The Hong Kong-based direct secondaries firm bought a 24 percent stake in China Hydroelectric Corporation in 2011.
At the time, the New York-listed CHC, which operates 25 hydroelectric plants in China with 506MW of capacity, had a very high cost base due to rapid expansion. General and administrative (G&A) expenses were rising sharply and it had a $100 million liquidity hole.
NewQuest decided in the summer of 2012 – when the stock price was its lowest and management had destroyed most of the company’s value – that it needed to be in the driver’s seat. “Unfortunately, that meant engaging in a very public and contested battle for control of the company’s board,” said NewQuest managing partner Darren Massara. Obtaining control was a complex process lasting over three years, replete with SEC filings, back and forth with management, as well as a battle to gain support of its shareholders.
When the fight was won, NewQuest began leadership changes, replacing the CHC board and senior management. To reverse the liquidity shortfall, NewQuest cut costs, reducing G&A expenses by over 60 percent, through the office closures and headcount reductions.

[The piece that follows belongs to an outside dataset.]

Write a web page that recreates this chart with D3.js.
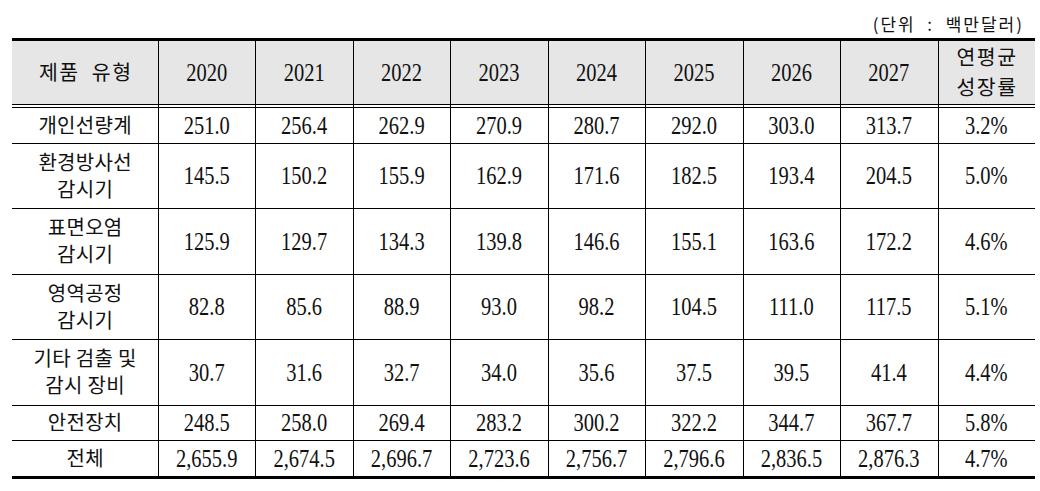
<!DOCTYPE html>
<html>
<head>
<meta charset="utf-8">
<script src="https://cdn.jsdelivr.net/npm/d3@7"></script>
<style>
  body { margin: 0; background: #fff; }
  svg { display: block; }
  .num { font-family: "Liberation Serif", "DejaVu Serif", serif; fill: #111; }
  .kor { font-family: "Noto Sans CJK KR", sans-serif; fill: #111; }
</style>
</head>
<body>
<script>
// Table values (unit: million dollars)
var years = ["2020", "2021", "2022", "2023", "2024", "2025", "2026", "2027"];
var categories = [
    ["개인선량계"],
    ["환경방사선", "감시기"],
    ["표면오염", "감시기"],
    ["영역공정", "감시기"],
    ["기타 검출 및", "감시 장비"],
    ["안전장치"],
    ["전체"]
];
var personalDosimeter = [251.0, 256.4, 262.9, 270.9, 280.7, 292.0, 303.0, 313.7];
var envRadiation = [145.5, 150.2, 155.9, 162.9, 171.6, 182.5, 193.4, 204.5];
var surfaceContam = [125.9, 129.7, 134.3, 139.8, 146.6, 155.1, 163.6, 172.2];
var areaProcess = [82.8, 85.6, 88.9, 93.0, 98.2, 104.5, 111.0, 117.5];
var otherDetection = [30.7, 31.6, 32.7, 34.0, 35.6, 37.5, 39.5, 41.4];
var safetyDevice = [248.5, 258.0, 269.4, 283.2, 300.2, 322.2, 344.7, 367.7];
var total = [2655.9, 2674.5, 2696.7, 2723.6, 2756.7, 2796.6, 2836.5, 2876.3];
var cagr = [3.2, 5.0, 4.6, 5.1, 4.4, 5.8, 4.7];

var headerLabel = "제품  유형";
var cagrLabel = ["연평균", "성장률"];
var unitLabel = "(단위  :  백만달러)";

var rows = [personalDosimeter, envRadiation, surfaceContam, areaProcess, otherDetection, safetyDevice, total]
    .map(function(vals, i) { return { label: categories[i], values: vals, cagr: cagr[i] }; });

var W = 1040, H = 491;
var LEFT = 12, FIRST = 158, RIGHT = 1035;
var TOP = 40, HEAD_H = 67;
var lineH = function(n) { return n === 1 ? 35.5 : 65.5; };

var svg = d3.select("body").append("svg").attr("width", W).attr("height", H);

var colKeys = years.concat(["cagr"]);
var x = d3.scaleBand().domain(colKeys).range([FIRST, RIGHT]);

// row edges
var edges = [TOP + HEAD_H];
rows.forEach(function(r) { edges.push(edges[edges.length - 1] + lineH(r.label.length)); });
var y = d3.scaleOrdinal().domain(d3.range(rows.length)).range(edges.slice(0, -1));
var bottom = edges[edges.length - 1];

var fmt = d3.format(",.1f");
var fmtPct = function(v) { return d3.format(".1f")(v) + "%"; };

// header background
svg.append("rect")
    .attr("x", LEFT).attr("y", TOP)
    .attr("width", RIGHT - LEFT).attr("height", HEAD_H - 2)
    .attr("fill", "#e6e6e6");

// unit label
svg.append("text")
    .attr("class", "kor")
    .attr("x", 1024).attr("y", 31)
    .attr("text-anchor", "end")
    .style("font-size", "17px")
    .style("letter-spacing", "2px")
    .style("white-space", "pre")
    .text(unitLabel);

function numText(cx, cy, txt, size) {
    size = size || 25;
    svg.append("text")
        .attr("class", "num")
        .attr("transform", "translate(" + cx + "," + (cy + size * 0.338) + ") scale(0.82,1)")
        .attr("text-anchor", "middle")
        .style("font-size", size + "px")
        .text(txt);
}

function korText(cx, cy, lines, size, gap, spacing) {
    var n = lines.length;
    lines.forEach(function(t, i) {
        var ly = cy + (i - (n - 1) / 2) * gap;
        svg.append("text")
            .attr("class", "kor")
            .attr("x", cx + (spacing || 0) / 2).attr("y", ly + size * 0.37)
            .attr("text-anchor", "middle")
            .style("font-size", size + "px")
            .style("letter-spacing", (spacing || 0) + "px")
            .style("white-space", "pre")
            .text(t);
    });
}

// header texts
var headMid = TOP + HEAD_H / 2 - 1;
korText((LEFT + FIRST) / 2, headMid, [headerLabel], 20.5, 0, 1.5);
years.forEach(function(yr) {
    numText(x(yr) + x.bandwidth() / 2, headMid, yr, 25);
});
korText(x("cagr") + x.bandwidth() / 2, headMid, cagrLabel, 20.5, 30, 1.5);

// body texts
rows.forEach(function(r, i) {
    var top = y(i), h = lineH(r.label.length);
    var cy = top + h / 2 + 0.5;
    korText((LEFT + FIRST) / 2, cy, r.label, 20, 27, 0.3);
    r.values.forEach(function(v, j) {
        numText(x(years[j]) + x.bandwidth() / 2, cy, fmt(v), 25);
    });
    numText(x("cagr") + x.bandwidth() / 2, cy, fmtPct(r.cagr), 25);
});

// grid lines
var g = svg.append("g").attr("stroke", "#000").attr("shape-rendering", "crispEdges");
var vx = [FIRST].concat(colKeys.slice(1).map(function(k) { return Math.round(x(k)); }));
vx.forEach(function(px) {
    g.append("line").attr("x1", px).attr("x2", px)
        .attr("y1", TOP).attr("y2", bottom).attr("stroke-width", 1);
});
// thick top / bottom
g.append("line").attr("x1", LEFT).attr("x2", RIGHT).attr("y1", TOP - 0.5).attr("y2", TOP - 0.5).attr("stroke-width", 3);
g.append("line").attr("x1", LEFT).attr("x2", RIGHT).attr("y1", bottom + 1.5).attr("y2", bottom + 1.5).attr("stroke-width", 3);
// double line under header
[TOP + HEAD_H - 3, TOP + HEAD_H].forEach(function(py) {
    g.append("line").attr("x1", LEFT).attr("x2", RIGHT).attr("y1", py).attr("y2", py).attr("stroke-width", 1);
});
// row separators
edges.slice(1, -1).forEach(function(py) {
    g.append("line").attr("x1", LEFT).attr("x2", RIGHT).attr("y1", Math.round(py)).attr("y2", Math.round(py)).attr("stroke-width", 1);
});
</script>
</body>
</html>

NewQuest “rescued China Hydroelectric Corporation from massive shareholder value destruction”, said judge Lian Hoon Lim, a managing director with AlixPartners.
“Plant utilisation was improved from 28 percent to 40 percent, resulting in revenues increasing 62 percent over three years. Combine this with G&A improvements and lower debt costs from refinancing resulted in EBITDA improving by 113 percent over three years, making CHC the winner in this category,” Lim said.
After NewQuest bought 55 percent into CHC, it took the company private, which saw NewQuest boost its stake to 95 percent in 2014. “Post the take private transaction, we anticipated that it may take another three years to fully realise our operational value addition initiatives. However, after about a year as a private company, most of our objectives had already been reached,” Massara said.
The sale process, which garnered interest from 20 parties, half of which were Chinese state-owned enterprises, took six months, with Shenzhen Energy acquiring the company in a deal worth $542.6 million.
“Most control-oriented investors would have acquired a majority stake through a single transaction, established an operational plan from day one, implemented that plan over the course of several years, and then successfully exited,” Massara said.
“In our case, we had a passive stake at the outset and had to fight tooth and nail over several years to gain operational control of the company. We then took the extra step to take the company private and ultimately were able to achieve the value addition goals we set out at the beginning, generating meaningful returns.”